Eu queria fazer um texto falando sobre o aprendizado que tivemos com a Covid, mas isso me incomodou e então desisti. Afinal, como uma peste como essa pode nos ter trazido algo de positivo? “Mas ela joga luz em questões importantes que estavam à margem das preocupações sociais”, disse-me a mim mesmo, mas não me convenci: “nada, em absoluto, pode ser tirado de proveitoso dessa tragédia humana e se há questões que a pandemia iluminou e nos faz pensar agora, isso só aumenta o nosso drama, pois não podemos deixar de lado assuntos importantes para lidar com eles apenas depois que a realidade nos dá um solavanco.
Digressões à parte, eu queria mesmo era falar que a vida decorre de múltiplos acordos, sem os quais ela não aconteceria. Assistimos, por exemplo, com dor e lágrimas, ao vírus da Covid e o organismo humano se estranhando brutalmente, de modo que ambos acabavam morrendo. Já agora os vemos procurando se entender minimamente e a esta altura os humanos e o coronavírus são menos nocivos entre si. A ideia de ambos parece ser a de que possam conviver pacificamente, a fim de que cada um deles siga a sua saga (viver o maior tempo possível, como indivíduo e como espécie).
Dito isso, eu encerraria o texto por aqui dizendo que se do ponto de vista biológico a vida existe em razão de acordos, parece claro que a mesma regra deva ser aplicada no âmbito social, ou, pelo menos, o fato indica que a poderosa receita da convivência nos seja proveitosa também em nossas relações sociais.
Não parei aqui, entretanto, porque nesse meio tempo ouvi um trecho de uma palestra do reconhecido cientista brasileiro Antônio Nobre em que ele nos dá uma boa ideia da dimensão dos acordos que celebramos para existirmos. Segundo ele, o corpo humano tem 100 trilhões de células, tendo a sua complexidade uma magnitude semelhante às dimensões do espaço: “o ser humano é uma galáxia ambulante de um sistema celular”, diz ele.
Mais que isso, ele diz que embora essas 100 trilhões de células tenham o mesmo componente genético, cada uma delas vai desempenhar uma ou algumas determinadas funções necessárias ao funcionamento do todo (a célula que forma a nossa pele teria condições de formar o nosso fígado, por exemplo).

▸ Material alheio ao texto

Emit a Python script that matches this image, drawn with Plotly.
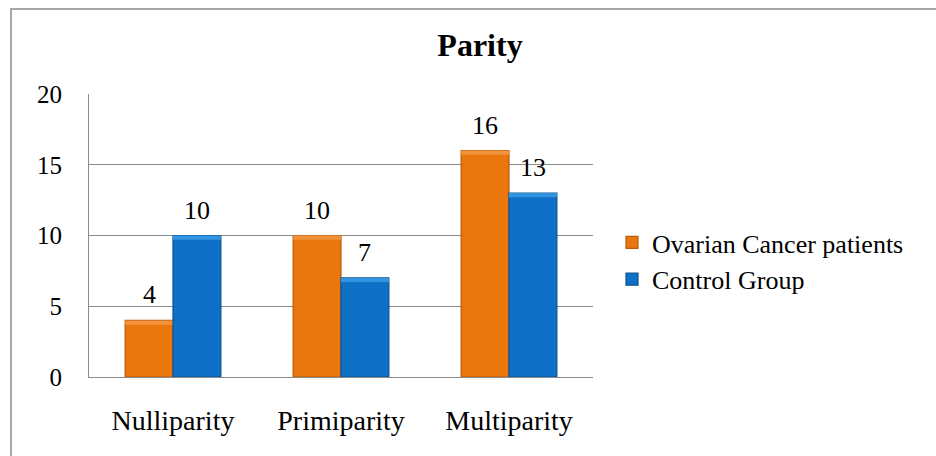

Em outras palavras, embora cada célula tenha geneticamente potencial para desempenhar todas as funções possíveis dentro do nosso organismo, elas agem apenas de forma limitada, mas em colaboração umas com as outras para, em conjunto, desempenharem todas as tarefas que garantem a nossa existência.
Por fim, Antônio Nobre ressalta que além dos 100 trilhões de células que compõem o nosso organismo, carregamos conosco (“em nosso microbioma”, como eles diz) mais 50 trilhões de bactérias, que são outros seres e convivem conosco em perfeita harmonia e são também responsáveis por estarmos vivos.
Logo e portanto, a mim me parece que maior evidência não há sobre qual caminho a seguir, sendo a colaboração e a convivência importantes chaves para que possamos sobreviver, e para além, para termos uma vida mais potente, mais digna, mais plena.